Language Sample Collection
The collection of language samples is a foundational element of AAC evidence-based practice. Language activity monitoring (LAM) makes this a feasible task. Click AAC clinician perspective on the value of language sample collection to learn more.
(As with all language sample collection for clinical practice or research, informed consent must be obtained.)
Language Activity Monitoring (LAM)
Language activity monitoring (LAM) is the automatic recording of the content and time of language events generated using AAC systems. Language samples can then be analyzed for the support of AAC evidence-based practice. The primary LAM implementations are 1) as a built-in feature in modern AAC systems and 2) as software to allow a PC to act as a LAM (U-LAM). References on LAM are available elsewhere on the AAC Institute web site.
LAM data consists of two required fields and one optional field. For each language event, a time stamp and the content are available. Analysis of a language sample containing this information yields much information of clinical significance. The optional field is a three letter mnemonic indicating how the language event was generated in the AAC system. It has been found that the method used to generate language can have a dramatic impact on communication performance. This optional field provides information that addresses this issue.

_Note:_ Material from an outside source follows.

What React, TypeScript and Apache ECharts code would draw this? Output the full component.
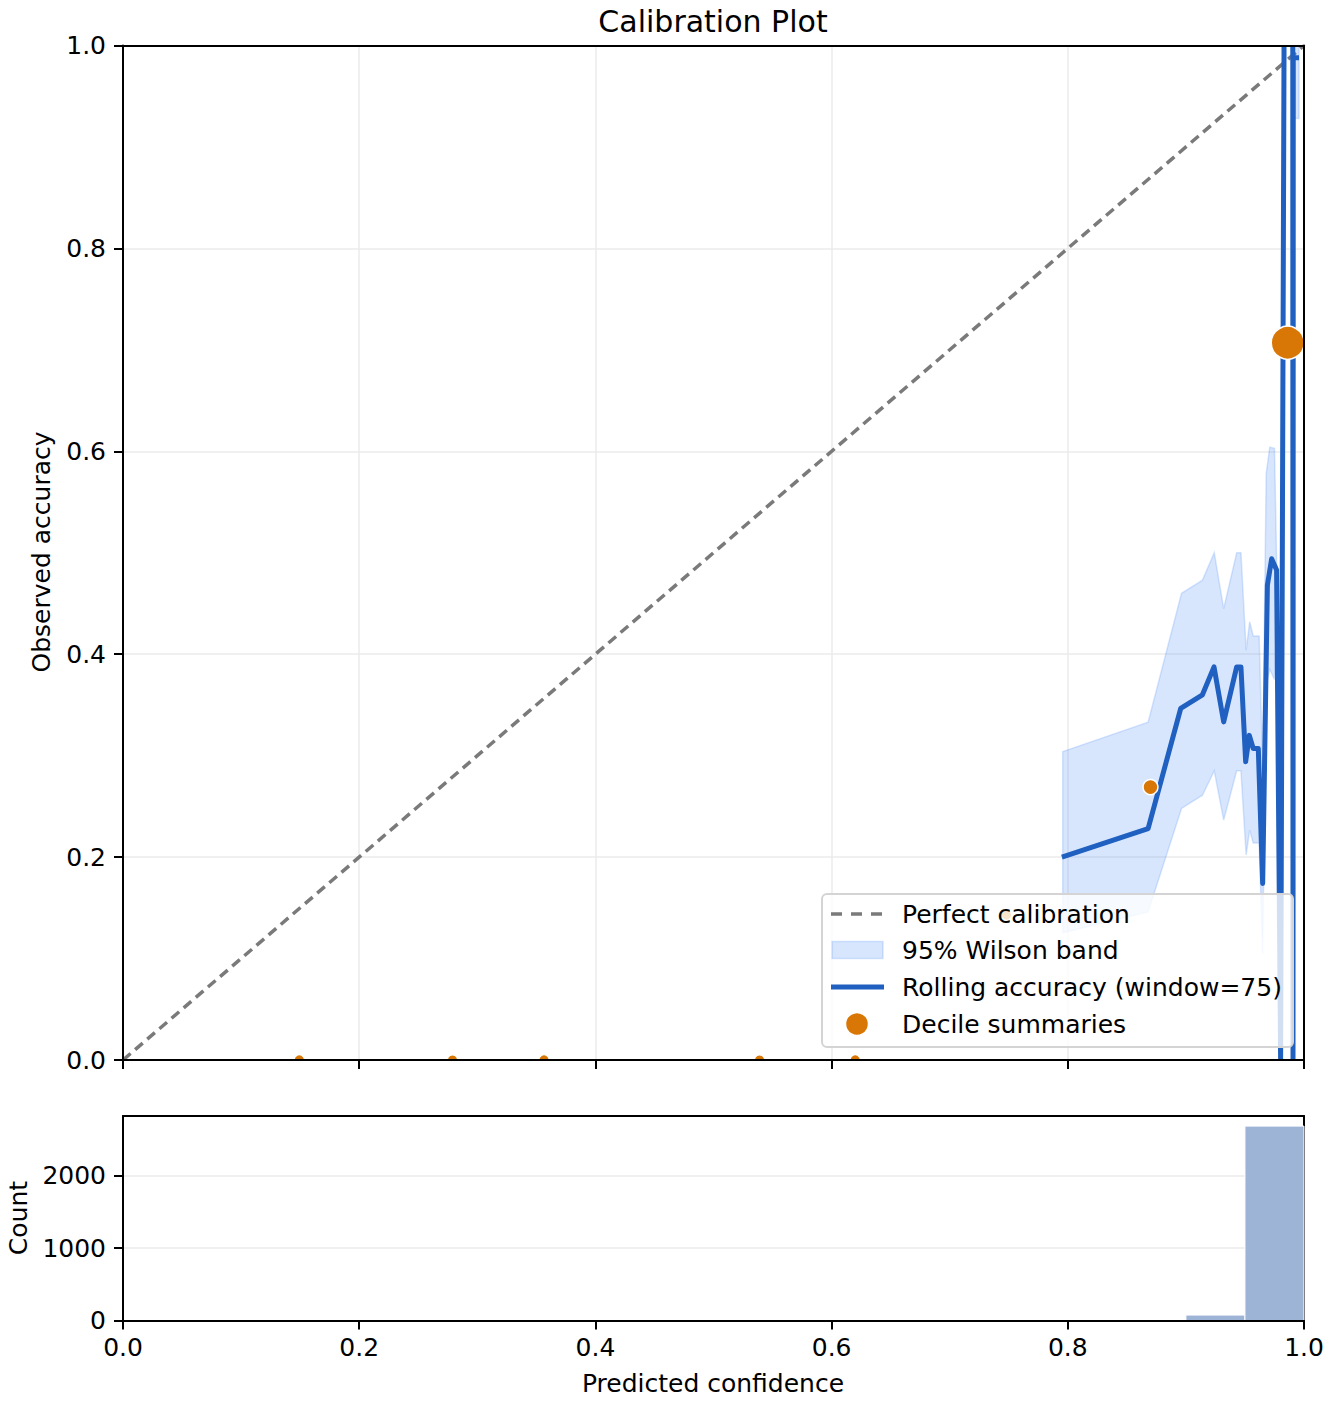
import React, { useEffect, useRef } from "react";
import * as echarts from "echarts";

// ---------- data ----------
const diagX = [0, 1];
const diagY = [0, 1];

// null = break in the line (the run that leaves the top of the axes)
const rollX = [0.795, 0.868, 0.8956, 0.914, 0.9238, 0.932, 0.943, 0.9466, 0.9506, 0.9537, 0.957, 0.9613, 0.965, 0.969, 0.9726, 0.9768, 0.9802, 0.9831, 0.987, 0.9905, 0.9907, 0.9909, 0.9958];
const rollY: (number | null)[] = [0.2, 0.228, 0.3465, 0.36, 0.3875, 0.3333, 0.3875, 0.3875, 0.294, 0.32, 0.307, 0.307, 0.174, 0.468, 0.494, 0.483, 0.0, 1.0, null, 1.0, 0.0, 0.988, 0.988];

const bandX = [0.7957, 0.868, 0.8963, 0.914, 0.924, 0.932, 0.943, 0.9466, 0.951, 0.954, 0.957, 0.962, 0.965, 0.968, 0.971, 0.975, 0.9775];
const bandLo = [0.1255, 0.146, 0.248, 0.261, 0.285, 0.2365, 0.285, 0.285, 0.202, 0.2266, 0.214, 0.214, 0.105, 0.37, 0.385, 0.375, 0.45];
const bandHi = [0.304, 0.333, 0.46, 0.473, 0.5, 0.445, 0.5, 0.5, 0.404, 0.432, 0.418, 0.418, 0.29, 0.578, 0.604, 0.603, 0.45];
const tailX = [0.9907, 0.9958];
const tailLo = [0.928, 0.928];
const tailHi = [1.0, 1.0];

const decileX = [0.1493, 0.279, 0.3565, 0.539, 0.62, 0.748, 0.87, 0.9862];
const decileY = [0, 0, 0, 0, 0, 0.143, 0.269, 0.707];
const decileCount = [3, 2, 3, 2, 3, 4, 120, 2600];

const histStart = [0.9, 0.95];
const histEnd = [0.95, 1.0];
const histCount = [75, 2690];

const countTicks = [0, 1000, 2000];

const legendItems = [
  "Perfect calibration",
  "95% Wilson band",
  "Rolling accuracy (window=75)",
  "Decile summaries",
];

// ---------- style ----------
const FONT = "DejaVu Sans";
const FS = 25;
const LINE_BLUE = "#2060c0";
const ORANGE = "#d97706";
const BAND_FILL = "rgba(59,130,246,0.2)";
const DIAG = "#7a7a7a";
const GRIDC = "#ebebeb";

const G1 = { left: 123, top: 45.5, width: 1181, height: 1014.5 };
const G2 = { left: 123, top: 1116, width: 1181, height: 204.5 };

export default function App() {
  const ref = useRef<HTMLDivElement>(null);
  useEffect(() => {
    document.body.style.margin = "0";
    const chart = echarts.init(ref.current!, null, { renderer: "svg" });

    const spine = { show: true, onZero: false, lineStyle: { color: "#000", width: 2 } };
    const tick = { show: true, length: 9, lineStyle: { color: "#000", width: 2 } };
    const label = { color: "#000", fontSize: FS, fontFamily: FONT };
    const grid = { show: true, showMinLine: false, showMaxLine: false, lineStyle: { color: GRIDC, width: 1.5 } };
    const off = { show: false };

    const bandPoly = (api: any, xs: number[], lo: number[], hi: number[]) => {
      const pts: number[][] = [];
      for (let i = 0; i < xs.length; i++) pts.push(api.coord([xs[i], hi[i]]));
      for (let i = xs.length - 1; i >= 0; i--) pts.push(api.coord([xs[i], lo[i]]));
      return {
        type: "polygon",
        shape: { points: pts },
        style: { fill: BAND_FILL, stroke: BAND_FILL, lineWidth: 1.5 },
      };
    };

    const LX = 822, LY = 894, LW = 471, LH = 153;
    const legendY = [914, 950, 987, 1024];
    const txt = (t: string, x: number, y: number) => ({
      type: "text", x, y,
      style: { text: t, font: `${FS}px '${FONT}'`, fill: "#000", align: "left", verticalAlign: "middle" },
    });

    const legendGroup = () => ({
      type: "group",
      children: [
        { type: "rect", shape: { x: LX, y: LY, width: LW, height: LH, r: 5 }, style: { fill: "rgba(255,255,255,0.8)", stroke: "#d4d4d4", lineWidth: 2 } },
        { type: "line", shape: { x1: 831, y1: legendY[0], x2: 883, y2: legendY[0] }, style: { stroke: DIAG, lineWidth: 3.5, lineDash: [11, 9] } },
        { type: "rect", shape: { x: 832, y: legendY[1] - 8.5, width: 51, height: 17 }, style: { fill: BAND_FILL, stroke: BAND_FILL, lineWidth: 1.5 } },
        { type: "line", shape: { x1: 831, y1: legendY[2], x2: 884, y2: legendY[2] }, style: { stroke: LINE_BLUE, lineWidth: 5 } },
        { type: "circle", shape: { cx: 857, cy: legendY[3], r: 11.5 }, style: { fill: ORANGE, stroke: "#fff", lineWidth: 1.5 } },
        ...legendItems.map((t, i) => txt(t, 902, legendY[i])),
      ],
    });

    const option: any = {
      animation: false,
      backgroundColor: "#fff",
      grid: [
        { ...G1, containLabel: false },
        { ...G2, containLabel: false },
      ],
      xAxis: [
        { type: "value", gridIndex: 0, min: 0, max: 1, interval: 0.2, z: 100,
          axisLine: spine, axisTick: tick, axisLabel: off, splitLine: off },
        { type: "value", gridIndex: 0, min: 0, max: 1, interval: 0.2, position: "top", z: 0,
          axisLine: off, axisTick: off, axisLabel: off, splitLine: grid },
        { type: "value", gridIndex: 1, min: 0, max: 1, interval: 0.2, z: 100,
          axisLine: spine, axisTick: tick,
          axisLabel: { ...label, margin: 14, formatter: (v: number) => v.toFixed(1) },
          splitLine: off },
        { type: "value", gridIndex: 1, min: 0, max: 1, position: "top", z: 100,
          axisLine: spine, axisTick: off, axisLabel: off, splitLine: off },
        { type: "value", gridIndex: 0, min: 0, max: 1, position: "top", z: 100,
          axisLine: spine, axisTick: off, axisLabel: off, splitLine: off },
      ],
      yAxis: [
        { type: "value", gridIndex: 0, min: 0, max: 1, interval: 0.2, z: 100,
          axisLine: spine, axisTick: tick,
          axisLabel: { ...label, margin: 17, formatter: (v: number) => v.toFixed(1) },
          splitLine: off },
        { type: "value", gridIndex: 0, min: 0, max: 1, interval: 0.2, position: "right", z: 1,
          axisLine: off, axisTick: off, axisLabel: off, splitLine: grid },
        { type: "value", gridIndex: 1, min: 0, max: 2830, interval: 1000, z: 100,
          axisLine: spine,
          axisTick: { ...tick, customValues: countTicks },
          axisLabel: { ...label, margin: 17, customValues: countTicks, formatter: (v: number) => String(Math.round(v)) },
          splitLine: off },
        { type: "value", gridIndex: 1, min: 0, max: 2830, interval: 1000, position: "right", z: 1,
          axisLine: spine, axisTick: off, axisLabel: off, splitLine: grid },
        { type: "value", gridIndex: 0, min: 0, max: 1, position: "right", z: 100,
          axisLine: spine, axisTick: off, axisLabel: off, splitLine: off },
      ],
      series: [
        {
          type: "line", name: "Perfect calibration", xAxisIndex: 0, yAxisIndex: 0, z: 2,
          data: diagX.map((x, i) => [x, diagY[i]]),
          showSymbol: false, symbol: "none",
          lineStyle: { color: DIAG, width: 3.5, type: [10, 6] },
        },
        {
          type: "custom", name: "95% Wilson band", xAxisIndex: 0, yAxisIndex: 0, z: 3,
          data: [[0.9, 0.5]],
          renderItem: (_p: any, api: any) => ({
            type: "group",
            children: [bandPoly(api, bandX, bandLo, bandHi), bandPoly(api, tailX, tailLo, tailHi)],
          }),
        },
        {
          type: "custom", name: "Rolling accuracy (window=75)", xAxisIndex: 0, yAxisIndex: 0, z: 4,
          data: [[0.9, 0.5]],
          renderItem: (_p: any, api: any) => {
            const segs: number[][][] = [];
            let cur: number[][] = [];
            for (let i = 0; i < rollX.length; i++) {
              const y = rollY[i];
              if (y === null) { if (cur.length) segs.push(cur); cur = []; }
              else cur.push(api.coord([rollX[i], y]));
            }
            if (cur.length) segs.push(cur);
            return {
              type: "group",
              children: segs.map((pts) => ({
                type: "polyline",
                shape: { points: pts },
                style: { stroke: LINE_BLUE, lineWidth: 5, lineJoin: "round", lineCap: "butt", fill: "none" },
              })),
            };
          },
        },
        {
          type: "scatter", name: "Decile summaries", xAxisIndex: 0, yAxisIndex: 0, z: 5, clip: false,
          data: decileX.map((x, i) => [x, decileY[i], decileCount[i]]),
          symbolSize: (v: number[]) => 10 + Math.sqrt(v[2]) * 0.45,
          itemStyle: { color: ORANGE, borderColor: "#fff", borderWidth: 1.5, opacity: 1 },
        },
        {
          type: "custom", name: "Count", xAxisIndex: 2, yAxisIndex: 2, z: 3,
          data: histStart.map((s, i) => [s, histEnd[i], histCount[i]]),
          encode: { x: [0, 1], y: 2 },
          renderItem: (_p: any, api: any) => {
            const p0 = api.coord([api.value(0), 0]);
            const p1 = api.coord([api.value(1), api.value(2)]);
            return {
              type: "rect",
              shape: { x: p0[0], y: p1[1], width: p1[0] - p0[0], height: p0[1] - p1[1] },
              style: { fill: "#9db4d6", stroke: "#ffffff", lineWidth: 1 },
            };
          },
        },
        // masks outside the axes (matplotlib clips data to the axes box)
        {
          type: "custom", name: "mask", xAxisIndex: 0, yAxisIndex: 0, z: 15, silent: true,
          data: [[0.5, 0.5]],
          renderItem: (_p: any, api: any) => {
            const a = api.coord([0, 0]);
            const b = api.coord([1, 1]);
            return {
              type: "group",
              children: [
                { type: "rect", shape: { x: a[0] - 2, y: a[1] + 1, width: b[0] - a[0] + 4, height: 50 }, style: { fill: "#fff" } },
                { type: "rect", shape: { x: a[0] - 2, y: b[1] - 20, width: b[0] - a[0] + 4, height: 19 }, style: { fill: "#fff" } },
              ],
            };
          },
        },
        {
          type: "custom", name: "legend", xAxisIndex: 0, yAxisIndex: 0, z: 20, silent: true,
          data: [[0.5, 0.5]],
          renderItem: () => legendGroup(),
        },
      ],
      graphic: [
        { type: "text", z: 200, x: 713, y: 21, style: { text: "Calibration Plot", font: `30px '${FONT}'`, fill: "#000", textAlign: "center", textVerticalAlign: "middle" } },
        { type: "text", x: 41, y: 552, rotation: Math.PI / 2, style: { text: "Observed accuracy", font: `${FS}px '${FONT}'`, fill: "#000", textAlign: "center", textVerticalAlign: "middle" } },
        { type: "text", x: 18, y: 1218, rotation: Math.PI / 2, style: { text: "Count", font: `${FS}px '${FONT}'`, fill: "#000", textAlign: "center", textVerticalAlign: "middle" } },
        { type: "text", x: 713, y: 1383, style: { text: "Predicted confidence", font: `${FS}px '${FONT}'`, fill: "#000", textAlign: "center", textVerticalAlign: "middle" } },
      ],
    };
    chart.setOption(option);
    return () => chart.dispose();
  }, []);
  return <div ref={ref} style={{ width: 1332, height: 1404 }} />;
}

The LAM file can start with a header. The header may include components such as the name and version of the AAC system and a privacy notice. An example is presented here:
### CAUTION ###
The following data represents personal communication.

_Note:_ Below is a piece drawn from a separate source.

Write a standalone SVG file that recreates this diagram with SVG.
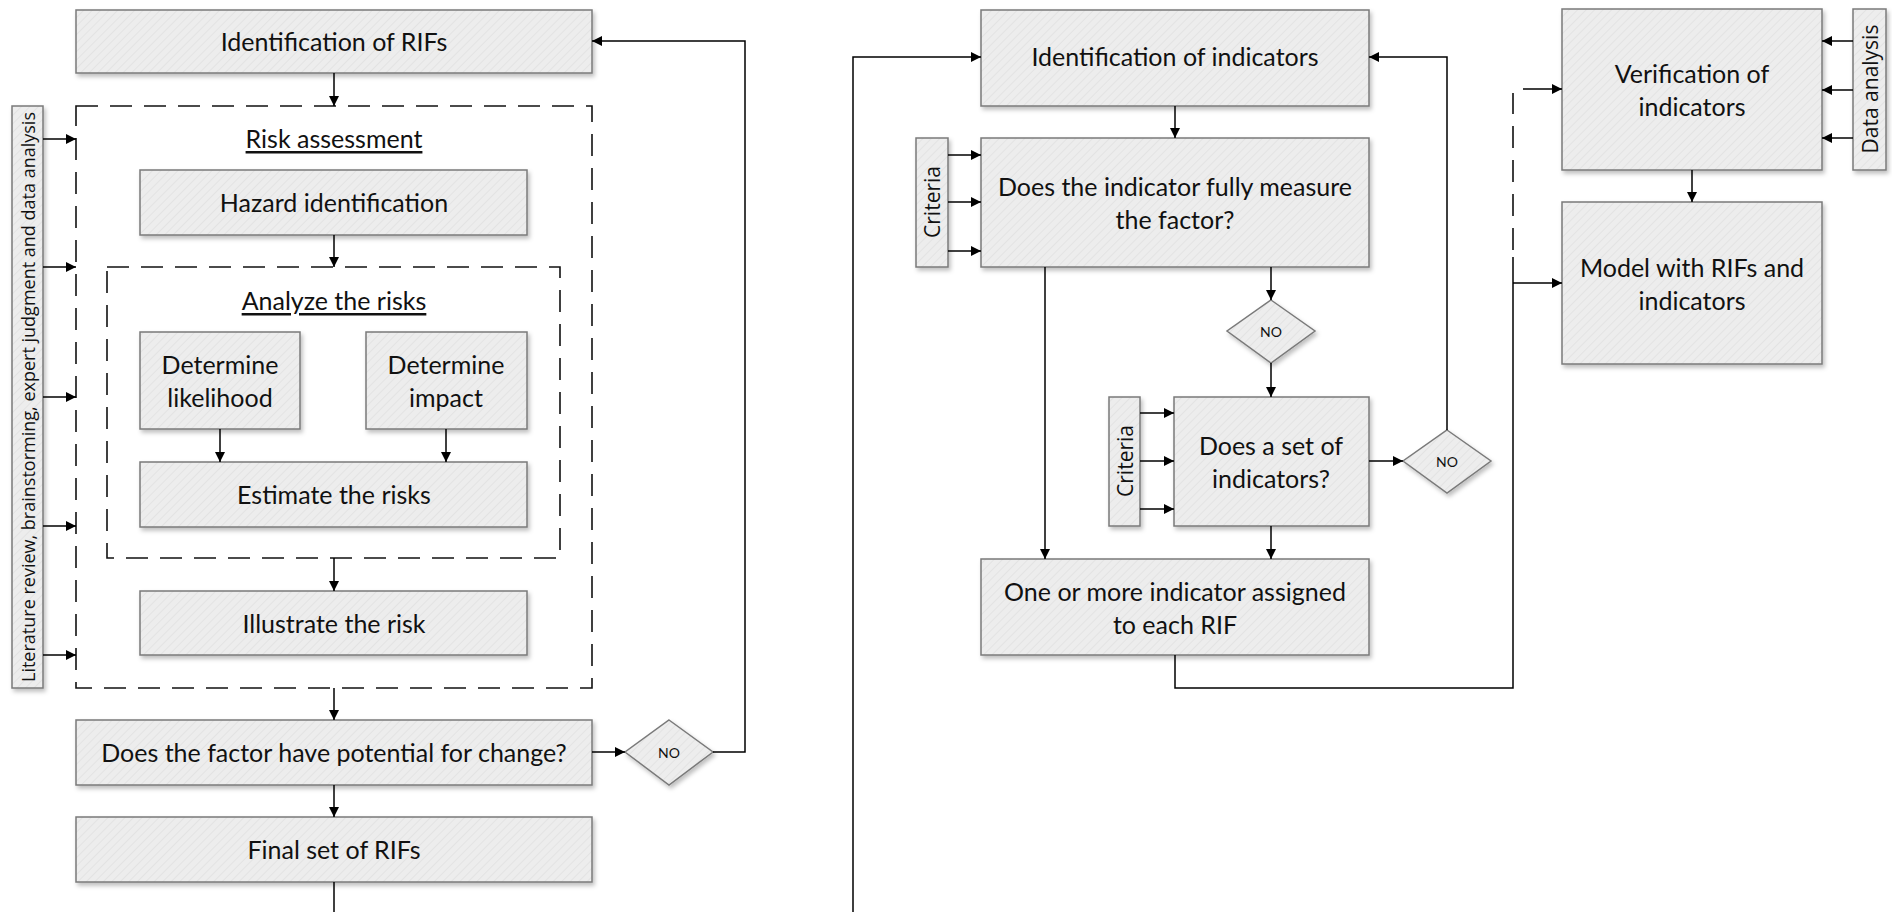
<svg xmlns="http://www.w3.org/2000/svg" width="1892" height="912" viewBox="0 0 1892 912">
<defs>
<pattern id="hatch" width="6" height="6" patternUnits="userSpaceOnUse" patternTransform="rotate(45)">
<rect width="6" height="6" fill="#ededed"/>
<line x1="0" y1="0" x2="0" y2="6" stroke="#e0e0e0" stroke-width="1.5"/>
</pattern>
<filter id="sh" x="-10%" y="-10%" width="130%" height="130%">
<feDropShadow dx="2" dy="3" stdDeviation="2" flood-color="#000" flood-opacity="0.25"/>
</filter>
<marker id="arr" viewBox="0 0 10 10" refX="10" refY="5" markerWidth="10" markerHeight="10" markerUnits="userSpaceOnUse" orient="auto">
<path d="M0,0 L10,5 L0,10 z" fill="#000"/>
</marker>
</defs>
<style>
.box{fill:url(#hatch);stroke:#7a7a7a;stroke-width:1.5;filter:url(#sh)}
.dash{fill:none;stroke:#111;stroke-width:1.6;stroke-dasharray:22 12}
.t{font-family:Lato,"Liberation Sans",sans-serif;font-size:25px;fill:#111;text-anchor:middle;dominant-baseline:central}
.s{font-family:"Open Sans","Liberation Sans",sans-serif;font-size:21px;fill:#111;text-anchor:middle;dominant-baseline:central}
.no{font-family:Lato,"Liberation Sans",sans-serif;font-size:14px;fill:#111;text-anchor:middle;dominant-baseline:central}
.c{fill:none;stroke:#000;stroke-width:1.5}
.a{fill:none;stroke:#000;stroke-width:1.5;marker-end:url(#arr)}
</style>
<rect width="1892" height="912" fill="#fff"/>

<g id="side-input">
<rect class="box" x="12" y="106" width="31" height="582"/>
<text class="s" transform="translate(28,397) rotate(-90)" style="font-size:18px" textLength="570" lengthAdjust="spacingAndGlyphs">Literature review, brainstorming, expert judgment and data analysis</text>
</g>

<g id="risk-assessment">
<rect class="dash" x="76" y="106" width="516" height="582"/>
<text class="t" x="334" y="138" text-decoration="underline">Risk assessment</text>
</g>
<g id="analyze-risks">
<rect class="dash" x="107" y="267" width="453" height="291"/>
<text class="t" x="334" y="300" text-decoration="underline">Analyze the risks</text>
</g>

<g id="identification-rifs"><rect class="box" x="76" y="10" width="516" height="63"/><text class="t" x="334" y="41">Identification of RIFs</text></g>
<g id="hazard"><rect class="box" x="140" y="170" width="387" height="65"/><text class="t" x="334" y="202">Hazard identification</text></g>
<g id="likelihood"><rect class="box" x="140" y="332" width="160" height="97"/><text class="t" x="220" y="364">Determine</text><text class="t" x="220" y="397">likelihood</text></g>
<g id="impact"><rect class="box" x="366" y="332" width="161" height="97"/><text class="t" x="446" y="364">Determine</text><text class="t" x="446" y="397">impact</text></g>
<g id="estimate"><rect class="box" x="140" y="462" width="387" height="65"/><text class="t" x="334" y="494">Estimate the risks</text></g>
<g id="illustrate"><rect class="box" x="140" y="591" width="387" height="64"/><text class="t" x="334" y="623">Illustrate the risk</text></g>
<g id="potential"><rect class="box" x="76" y="720" width="516" height="65"/><text class="t" x="334" y="752">Does the factor have potential for change?</text></g>
<g id="no1"><path class="box" d="M669,720 L713,752 L669,785 L625,752 Z"/><text class="no" x="669" y="752">NO</text></g>
<g id="final-rifs"><rect class="box" x="76" y="817" width="516" height="65"/><text class="t" x="334" y="849">Final set of RIFs</text></g>

<g id="identification-indicators"><rect class="box" x="981" y="10" width="388" height="96"/><text class="t" x="1175" y="56">Identification of indicators</text></g>
<g id="criteria1"><rect class="box" x="916" y="138" width="32" height="129"/><text class="s" transform="translate(932,202) rotate(-90)">Criteria</text></g>
<g id="fully-measure"><rect class="box" x="981" y="138" width="388" height="129"/><text class="t" x="1175" y="186">Does the indicator fully measure</text><text class="t" x="1175" y="219">the factor?</text></g>
<g id="no2"><path class="box" d="M1271,300 L1315,331 L1271,363 L1227,331 Z"/><text class="no" x="1271" y="331">NO</text></g>
<g id="criteria2"><rect class="box" x="1109" y="397" width="31" height="129"/><text class="s" transform="translate(1125,461) rotate(-90)">Criteria</text></g>
<g id="set-indicators"><rect class="box" x="1174" y="397" width="195" height="129"/><text class="t" x="1271" y="445">Does a set of</text><text class="t" x="1271" y="478">indicators?</text></g>
<g id="no3"><path class="box" d="M1447,430 L1491,461 L1447,493 L1403,461 Z"/><text class="no" x="1447" y="461">NO</text></g>
<g id="assigned"><rect class="box" x="981" y="559" width="388" height="96"/><text class="t" x="1175" y="591">One or more indicator assigned</text><text class="t" x="1175" y="624">to each RIF</text></g>

<g id="verification"><rect class="box" x="1562" y="9" width="260" height="161"/><text class="t" x="1692" y="73">Verification of</text><text class="t" x="1692" y="106">indicators</text></g>
<g id="data-analysis"><rect class="box" x="1853" y="9" width="33" height="161"/><text class="s" transform="translate(1870,89) rotate(-90)">Data analysis</text></g>
<g id="model"><rect class="box" x="1562" y="202" width="260" height="162"/><text class="t" x="1692" y="267">Model with RIFs and</text><text class="t" x="1692" y="300">indicators</text></g>

<g id="connectors">
<path class="a" d="M43,139 H76"/>
<path class="a" d="M43,267 H76"/>
<path class="a" d="M43,397 H76"/>
<path class="a" d="M43,526 H76"/>
<path class="a" d="M43,655 H76"/>
<path class="a" d="M334,73 V106"/>
<path class="a" d="M334,235 V267"/>
<path class="a" d="M220,429 V462"/>
<path class="a" d="M446,429 V462"/>
<path class="a" d="M334,558 V591"/>
<path class="a" d="M334,688 V720"/>
<path class="a" d="M592,752 H625"/>
<path class="a" d="M713,752 H745 V41 H592"/>
<path class="a" d="M334,785 V817"/>
<path class="c" d="M334,882 V912"/>
<path class="a" d="M853,912 V57 H981"/>
<path class="a" d="M1175,106 V138"/>
<path class="a" d="M948,155 H981"/>
<path class="a" d="M948,202 H981"/>
<path class="a" d="M948,251 H981"/>
<path class="a" d="M1045,267 V559"/>
<path class="a" d="M1271,267 V300"/>
<path class="a" d="M1271,363 V397"/>
<path class="a" d="M1140,413 H1174"/>
<path class="a" d="M1140,461 H1174"/>
<path class="a" d="M1140,509 H1174"/>
<path class="a" d="M1369,461 H1403"/>
<path class="a" d="M1447,430 V57 H1369"/>
<path class="a" d="M1271,526 V559"/>
<path class="c" d="M1175,655 V688 H1513 V257"/>
<path class="c" d="M1513,250 V93" stroke-dasharray="22 12"/>
<path class="a" d="M1523,89 H1562"/>
<path class="a" d="M1513,283 H1562"/>
<path class="a" d="M1692,170 V202"/>
<path class="a" d="M1853,41 H1822"/>
<path class="a" d="M1853,90 H1822"/>
<path class="a" d="M1853,138 H1822"/>
</g>
</svg>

Please respect privacy accordingly.
Language Activity Monitor "device name"
Version 2.00 07/26/01
ACME AAC Company
09:27:17 OWS "I "
09:27:19 OWS "am "
09:27:22 SMP "hungry "
09:27:24 OWS "and "
09:27:26 OWS "I "
09:27:29 SMP "want "
09:27:34 SPE "s"
09:27:36 SPE "o"
09:27:38 SPE "m"
09:27:43 WPR "some "
09:27:49 DWP "something "
09:27:51 OWS "to "
09:27:58 PAG "eat "
Modern AAC systems include LAM or an alternative logfile function as a standard built-in feature. In this case, the AAC system manual explains how to turn on the LAM and how to send the LAM data to the computer for viewing and/or analysis. AAC systems that include LAM or an alternative logfile function are available from the following manufacturers:
Prentke Romich Company
Reading the LAM file from a Pathfinder memory card
In addition to the traditional use of the serial cable connection (the same cable used for computer access and Memory Transfer Interface (MTI)), the LAM data can be retrieved from a PRC Pathfinder using the following method:
1) Remove the flash memory card from the Pathfinder and connect it to the computer using a card reader. (Card readers are readily available and some printers include this function.)
2) Under My Computer, open the flash memory card (shown as Removable Disk), and then open the "voc" folder. The LAM file is "DATA.LOG". Copy this file and paste it where you want to access it later. It is a test (.txt) file and can be opened using notepad, Word, etc.
To open with PeRT, add the file extension ".txt" to the file name (DATA.LOG.txt). This is also a good time to change the file name to include other information that will help keep things well organized. The recommended file name format is:
- "YYMMDD" is year, month and date when the language sample was collected.
- "n" is an integer, usually 1, used to designate which language sampe this is for the day.
- "ls" is two letters used to designate the language sample collection protocol that was used.
co Conversation in Interview pd Picture description sr Story retelling ta Therapy activities
- "name" is the last name of the person.
Older AAC systems do not have LAM built in but some have a serial port text representation of what is spoken using the system. In this case, U-LAM (Universal Language Activity Monitor) software allows a PC to monitor the serial port and records both the time and content of each event. The AAC system must be configured so that language events are sent out the serial port as they are generated. Click on the following AAC system manufacturers to obtain instructions on how to configure their products for use with U-LAM serial port monitoring.
Prentke Romich Company
When an AAC system has neither built-in LAM nor a serial port text representation of language events, it is still possible to collect a language sample from an AAC system with speech output. The U-LAM program has an audio recording feature that allows audio events to be recorded and time-stamped in a PC. A microphone is connected to the computer and positioned near the speaker of the AAC system. Each time something is spoken using the AAC system, U-LAM records a .wav file plus the computer clock time. While this method requires transcription of the spoken language events into text, it does result in LAM file data to support evidence-based practice.